What Mr. Pirkle has failed to see is that, even though Miller has embraced many of today’s technology fads, it makes him a better teacher. By allowing students to e-mail him and ask for missed work or the last minute — “my printer stopped working, can I e-mail you the essay that’s due today?” — Miller and his students are able to keep in touch, giving them every opportunity under the sun to succeed.

As for Mr. Pirkle’s hidden agenda of a teacher dress code, I ask: Does it matter what teachers wear if students are learning? Perhaps he has a database of statistics that I am unaware of, showing a direct correlation between a teacher’s attire and Little Jimmy’s test scores. Or maybe that’s the excuse Mr. Pirkle is still holding onto as to why he didn’t pass his ninth-grade algebra final.

Colin Harris,

Federal Way

Old school vs. new school in education

Hang onto your hats, ladies and gentlemen, because this “old fogy” is about to agree with the letter and opinion from Bill Pirkle (May 21).

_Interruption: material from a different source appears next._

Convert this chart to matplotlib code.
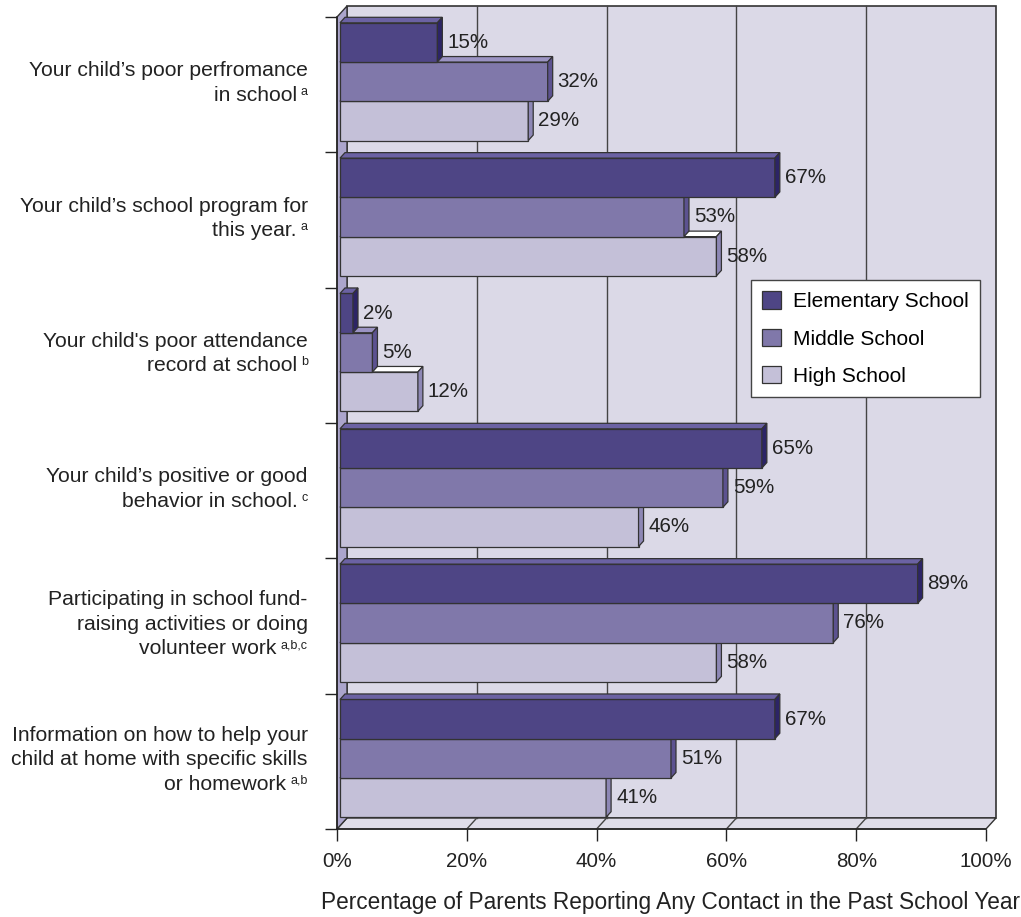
import matplotlib
matplotlib.use("Agg")
from matplotlib import pyplot as plt
from matplotlib.patches import Polygon, Patch
from matplotlib.offsetbox import TextArea, HPacker, VPacker, AnnotationBbox

plt.rcParams['font.family'] = ['Liberation Sans', 'DejaVu Sans']

# data (top category first)
categories = [
    ["Your child\u2019s poor perfromance", "in school"],
    ["Your child\u2019s school program for", "this year."],
    ["Your child's poor attendance", "record at school"],
    ["Your child\u2019s positive or good", "behavior in school."],
    ["Participating in school fund-", "raising activities or doing", "volunteer work"],
    ["Information on how to help your", "child at home with specific skills", "or homework"],
]
footnotes = ["a", "a", "b", "c", "a,b,c", "a,b"]
series_names = ["Elementary School", "Middle School", "High School"]
elementary = [15, 67, 2, 65, 89, 67]
middle = [32, 53, 5, 59, 76, 51]
high = [29, 58, 12, 46, 58, 41]
xticks = [0, 20, 40, 60, 80, 100]

front_c = ['#4e4585', '#8078aa', '#c4c0d8']
top_c = ['#6b62a3', '#9b93c3', '#ffffff']
side_c = ['#2c2466', '#5c5290', '#8d87b5']
txt = '#222222'

W, H = 1021, 917
fig = plt.figure(figsize=(W / 100, H / 100), dpi=100)
x_left, x_right = 337, 986
y_top, y_bot = 17, 829
ax = fig.add_axes([x_left / W, 1 - y_bot / H, (x_right - x_left) / W, (y_bot - y_top) / H])
ax.set_xlim(0, 100)
ax.set_ylim(0, 6)
ax.set_facecolor('none')

# pixel -> data units
px = 100 / (x_right - x_left)
py = 6 / (y_bot - y_top)
wdx, wdy = 10 * px, 11 * py  # wall depth
edge = '#333333'

# back wall, floor, left wall
ax.add_patch(Polygon([(wdx, wdy), (100 + wdx, wdy), (100 + wdx, 6 + wdy), (wdx, 6 + wdy)],
                     closed=True, fc='#dbd9e7', ec=edge, lw=1.2, clip_on=False, zorder=0.5))
ax.add_patch(Polygon([(0, 0), (100, 0), (100 + wdx, wdy), (wdx, wdy)],
                     closed=True, fc='#dfdde9', ec=edge, lw=1, clip_on=False, zorder=0.6))
ax.add_patch(Polygon([(0, 0), (wdx, wdy), (wdx, 6 + wdy), (0, 6)],
                     closed=True, fc='#aba5cc', ec=edge, lw=1, clip_on=False, zorder=0.6))
for t in xticks[1:-1]:
    ax.plot([t + wdx, t + wdx], [wdy, 6 + wdy], color='#444444', lw=1, zorder=0.7, clip_on=False)
    ax.plot([t, t + wdx], [0, wdy], color='#444444', lw=1, zorder=0.7, clip_on=False)

# 3D bars
bh = 0.29
marg = (1 - 3 * bh) / 2
ox, oy = 3 * px, 3 * py      # bar front offset
bdx, bdy = 5 * px, 5.5 * py  # bar depth
series = [elementary, middle, high]
n = len(categories)
for k in range(n - 1, -1, -1):
    i = n - 1 - k
    for s in (2, 1, 0):
        v = series[s][k]
        y0 = i + marg + (2 - s) * bh + oy
        y1 = y0 + bh
        x0, x1 = ox, ox + v
        z = 2 + i + (2 - s) * 0.1
        ax.add_patch(Polygon([(x0, y0), (x1, y0), (x1, y1), (x0, y1)], closed=True,
                             fc=front_c[s], ec=edge, lw=0.9, zorder=z, clip_on=False))
        ax.add_patch(Polygon([(x0, y1), (x1, y1), (x1 + bdx, y1 + bdy), (x0 + bdx, y1 + bdy)],
                             closed=True, fc=top_c[s], ec=edge, lw=0.9, zorder=z, clip_on=False))
        ax.add_patch(Polygon([(x1, y0), (x1 + bdx, y0 + bdy), (x1 + bdx, y1 + bdy), (x1, y1)],
                             closed=True, fc=side_c[s], ec=edge, lw=0.9, zorder=z, clip_on=False))
        ax.text(x1 + bdx + 5 * px, (y0 + y1) / 2, f"{v}%", ha='left', va='center',
                fontsize=14.8, color=txt, zorder=20)

# category labels with small superscript footnotes
for k, (lines, fn) in enumerate(zip(categories, footnotes)):
    yc = n - 1 - k + 0.5 + oy
    rows = []
    for j, line in enumerate(lines):
        ta = TextArea(line, textprops=dict(fontsize=15.2, color=txt))
        if j == len(lines) - 1:
            sup = TextArea(fn, textprops=dict(fontsize=9, color=txt))
            ta = HPacker(children=[ta, sup], align='top', pad=0, sep=3)
        rows.append(ta)
    box = VPacker(children=rows, align='right', pad=0, sep=3.9)
    ab = AnnotationBbox(box, xy=(0, yc), xycoords='data', xybox=(-21, -1),
                        boxcoords='offset points', box_alignment=(1, 0.5), frameon=False,
                        annotation_clip=False)
    ax.add_artist(ab)

# axes, ticks, labels
for sp in ('top', 'right'):
    ax.spines[sp].set_visible(False)
for sp in ('left', 'bottom'):
    ax.spines[sp].set_color(txt)
    ax.spines[sp].set_linewidth(1.1)
ax.set_xticks(xticks)
ax.set_xticklabels([f"{t}%" for t in xticks])
ax.tick_params(axis='x', direction='out', length=8.6, width=1, color=txt,
               labelsize=14.8, labelcolor=txt, pad=8)
ax.set_yticks(range(n + 1))
ax.set_yticklabels([])
ax.tick_params(axis='y', direction='out', length=8.6, width=1, color=txt)
ax.set_xlabel("Percentage of Parents Reporting Any Contact in the Past School Year",
              fontsize=16.3, color=txt)
ax.xaxis.set_label_coords((670 - x_left) / (x_right - x_left), -(902 - y_bot) / (y_bot - y_top))
ax.xaxis.label.set_va('center')

handles = [Patch(fc=front_c[s], ec=edge, lw=0.9) for s in range(3)]
leg = ax.legend(handles, series_names, loc='upper left', bbox_to_anchor=(751 / W, 1 - 280 / H),
                bbox_transform=fig.transFigure, fancybox=False, framealpha=1, edgecolor='#444444',
                fontsize=15, handlelength=0.9, handleheight=0.9, handletextpad=0.55,
                labelspacing=0.84, borderpad=0.55, borderaxespad=0)
leg.get_frame().set_linewidth(1)
leg.set_zorder(30)

fig.savefig("out.png", dpi=100)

I would like to know: When teachers stopped being teachers and became “buddies” with their students by speaking their language and dressing like their students? When did the “children” start deciding the dress codes, and what is important in the learning department? When did parents stop being the parent and let their “children” decide what to wear to school, what to eat for dinner, if anything, that isn’t bought at the fast food joints?

These are just hypothetical questions because there are many school districts and individual schools with strict dress codes as there are parents out there calling the shots on what their children can and cannot wear to school — and dinner is for the whole family to be together. In many of these schools and homes, the teacher is there to teach and set the standards, for their students, at becoming adults. Parents are there to teach their offspring about respect and proper guidance, and give them love, before they send them out into the world.

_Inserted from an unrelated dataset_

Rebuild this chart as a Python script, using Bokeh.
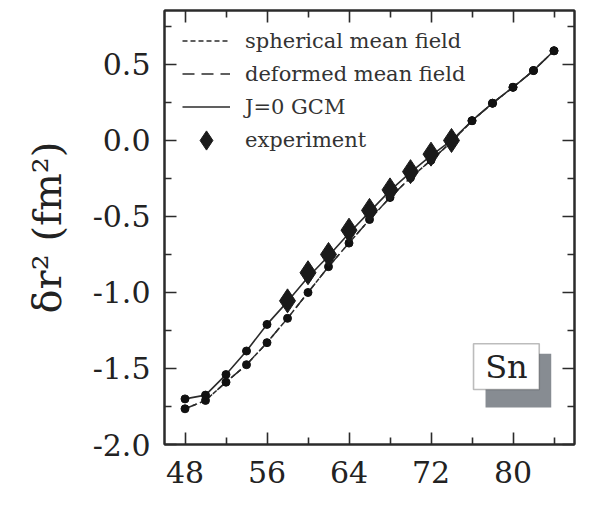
from bokeh.plotting import figure
from bokeh.models import (FixedTicker, LinearAxis, Range1d, Legend, LegendItem,
                          BoxAnnotation, Label, PrintfTickFormatter)
from bokeh.embed import file_html
from bokeh.resources import INLINE

# ---- data ----
neutrons = [48, 50, 52, 54, 56, 58, 60, 62, 64, 66, 68, 70, 72, 74, 76, 78, 80, 82, 84]
gcm = [-1.70, -1.675, -1.54, -1.385, -1.21, -1.06, -0.90, -0.76, -0.61, -0.47,
       -0.33, -0.21, -0.10, 0.0, 0.13, 0.245, 0.35, 0.46, 0.59]
spherical = [-1.765, -1.71, -1.59, -1.475, -1.33, -1.17, -1.00, -0.83, -0.675, -0.52,
             -0.375, -0.245, -0.13, -0.01, 0.13, 0.245, 0.35, 0.46, 0.59]
deformed = [-1.765, -1.71, -1.59, -1.475, -1.33, -1.17, -1.00, -0.83, -0.675, -0.52,
            -0.375, -0.245, -0.13, -0.01, 0.13, 0.245, 0.35, 0.46, 0.59]
exp_neutrons = [58, 60, 62, 64, 66, 68, 70, 72, 74]
experiment = [-1.055, -0.87, -0.75, -0.59, -0.46, -0.325, -0.205, -0.09, 0.0]

x_major = [48, 56, 64, 72, 80]
x_minor = [52, 60, 68, 76, 84]
y_major = [-2.0, -1.5, -1.0, -0.5, 0.0, 0.5]
y_minor = [-1.75, -1.25, -0.75, -0.25, 0.25, 0.75]

INK = "#2b2b2b"
SERIF = "DejaVu Serif"

p = figure(width=595, height=514, x_range=Range1d(46, 86), y_range=Range1d(-2.0, 0.855),
           output_backend="svg", toolbar_location=None,
           x_axis_location=None, y_axis_location=None,
           min_border_left=164, min_border_right=21, min_border_top=10, min_border_bottom=70)
p.xgrid.visible = False
p.ygrid.visible = False
p.outline_line_color = INK
p.outline_line_width = 2
p.background_fill_color = "white"
p.border_fill_color = "white"


def style_axis(ax, ticks, labels=True):
    ax.axis_line_color = INK
    ax.axis_line_width = 2
    ax.major_tick_line_color = INK
    ax.minor_tick_line_color = INK
    ax.major_tick_line_width = 1.6
    ax.minor_tick_line_width = 1.6
    ax.major_tick_in = 12
    ax.major_tick_out = 0
    ax.minor_tick_in = 7
    ax.minor_tick_out = 0
    if labels:
        ax.major_label_text_font = SERIF
        ax.major_label_text_font_size = "30px"
        ax.major_label_text_color = "#222222"
    else:
        ax.major_label_overrides = {t: "" for t in ticks}
        ax.major_label_text_font_size = "1px"
        ax.major_label_text_color = None
        ax.major_label_standoff = 0


xt = FixedTicker(ticks=x_major, minor_ticks=x_minor)
yt = FixedTicker(ticks=y_major, minor_ticks=y_minor)

bottom = LinearAxis(ticker=xt)
style_axis(bottom, x_major)
bottom.major_label_standoff = 16
top = LinearAxis(ticker=xt)
style_axis(top, x_major, labels=False)
left = LinearAxis(ticker=yt, formatter=PrintfTickFormatter(format="%.1f"))
style_axis(left, y_major)
left.major_label_standoff = 14
left.axis_label = "δr² (fm²)"
left.axis_label_text_font = SERIF
left.axis_label_text_font_style = "normal"
left.axis_label_text_font_size = "40px"
left.axis_label_text_color = "#222222"
left.axis_label_standoff = 20
right = LinearAxis(ticker=yt)
style_axis(right, y_major, labels=False)

p.add_layout(bottom, "below")
p.add_layout(top, "above")
p.add_layout(left, "left")
p.add_layout(right, "right")

r_def = p.line(neutrons, deformed, line_color=INK, line_width=1.5, line_dash="12 7")
r_sph = p.line(neutrons, spherical, line_color=INK, line_width=1.5, line_dash="5 3")
r_gcm = p.line(neutrons, gcm, line_color=INK, line_width=1.6)
p.scatter(neutrons, spherical, size=8, color="#111111")
p.scatter(neutrons, gcm, size=8, color="#111111")
r_exp = p.scatter(exp_neutrons, experiment, marker="diamond", size=24, color="#1a1a1a")

legend_style = dict(background_fill_alpha=0, border_line_alpha=0,
                    label_text_font=SERIF, label_text_font_size="21px",
                    label_text_color="#333333", glyph_width=48, label_height=32,
                    spacing=0, padding=0, label_standoff=15, margin=0)

lines_legend = Legend(items=[
    LegendItem(label="spherical mean field", renderers=[r_sph]),
    LegendItem(label="deformed mean field", renderers=[r_def]),
    LegendItem(label="J=0 GCM", renderers=[r_gcm]),
], location=(18, 321), glyph_height=33, **legend_style)
p.add_layout(lines_legend)

marker_legend = Legend(items=[
    LegendItem(label="experiment", renderers=[r_exp]),
], location=(18, 276), glyph_height=56, **legend_style)
p.add_layout(marker_legend)

p.add_layout(BoxAnnotation(left=77.32, right=83.73, top=-1.403, bottom=-1.756,
                           fill_color="#878c92", fill_alpha=1, line_color=None))
p.add_layout(BoxAnnotation(left=76.15, right=82.56, top=-1.337, bottom=-1.638,
                           fill_color="white", fill_alpha=1, line_color="#222222",
                           line_width=1.6))
p.add_layout(Label(x=79.36, y=-1.49, text="Sn", text_align="center", text_baseline="middle",
                   text_font=SERIF, text_font_size="32px", text_color="#222222"))

open("out.html", "w").write(file_html(p, INLINE))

Mr. Pirkle may be from the “old school,” like myself, but he can certainly see the direction the schools are heading here in Federal Way. You may or may not agree with him, but he has hit the nail on the head about what is being done, or not, in our schools, K-12. It is his opinion, and I find nothing wrong with his thinking, since I came from the same era as Mr. Pirkle, when kids were kids, teachers were teaching and parents were doing the best they could with parenting. These are just my opinions.

Pat Gee,

Federal Way

Jury duty seems a lot like slavery

In reply to Rae Iwamoto’s letter from the Federal Way court system expressing appreciation for jurors.

Former Federal Way Judge David Tracy wrote the thank you letter from May 21, 2005. I responded with the following rebuttal:

“The importance of a jury trial is its key to funding the salaries, benefits and egos of the members of the legal profession. There is little common sense in that arena, and jurors certainly can’t exercise it, limited as they are in deciphering legalese, rehearsed deliveries, practiced and contrived testimonies, and irrelevant rhetoric. Judges overrule jury verdicts when determined that they didn’t understand the evidence. They dismiss charges against a multiple DUI offender when the arresting officer can’t make court because of a broken leg: Hasn’t video testimony been used before? How about live TV concepts like everyday news coverage? How about the judge be relieved of duty because of a lack of common sense?

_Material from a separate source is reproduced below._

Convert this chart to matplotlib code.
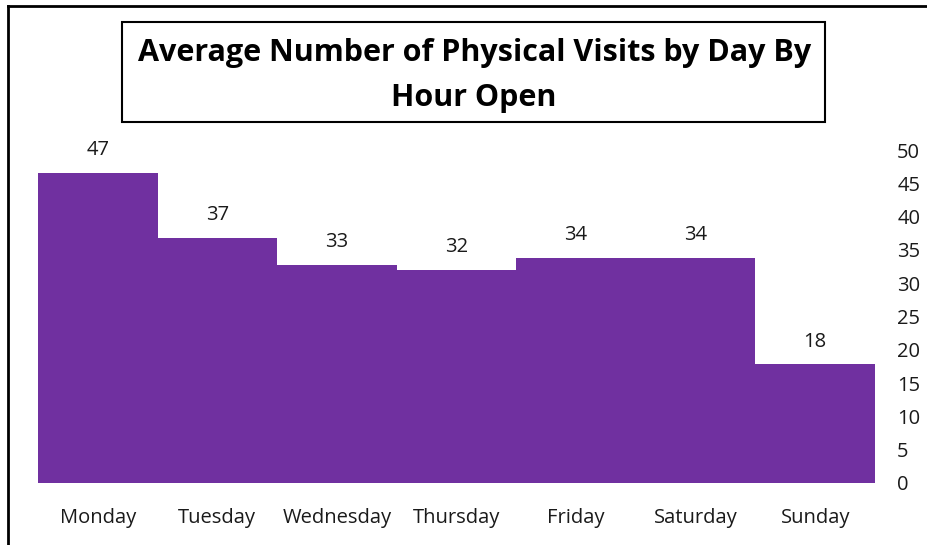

“As for feeling good about serving on a jury: Enjoy being harassed by interviewing attorneys? Being forced, as a single parent, to give up a week’s pay and care for your children, under threat of contempt by an unsympathetic judge? Sitting through all the time-wasting procedures that supposedly serve the justice process, but in actuality just add to the time lawyers get to bill for? Wondering why lawyers get to charge $100 to $300 an hour for their time, and you get $20 a day and a bus ticket? Wondering why you pay taxes to fund a public defender for a repeat criminal who’s been caught red-handed, and pleads “not guilty” because he hasn’t anything else to do, in hopes that the arresting officer breaks a leg, or forgets to dot an “i” on the report? Common sense doesn’t recognize technicalities.

“There is little comparison between a juror and a soldier. At least the soldier gets to shoot back. Jury duty is actually slavery: A practice that’s been outlawed for years. Forced to give up time and money to perform work that in most cases only benefits the legal system’s members, you may get arrested, fined or jailed if you don’t serve. Wake up, citizens! When jurors are paid attorney rates, and the lawyers get the $20 a day, maybe there will be some justice in the judicial system. Or when some common sense seeps into it.”

Not much has happened to alter my views. Those in control that could overhaul the system don’t want to: Their livelihoods might be at stake. Also, the constitution doesn’t say that the trial and defense attorneys have to be paid for by taxpayers.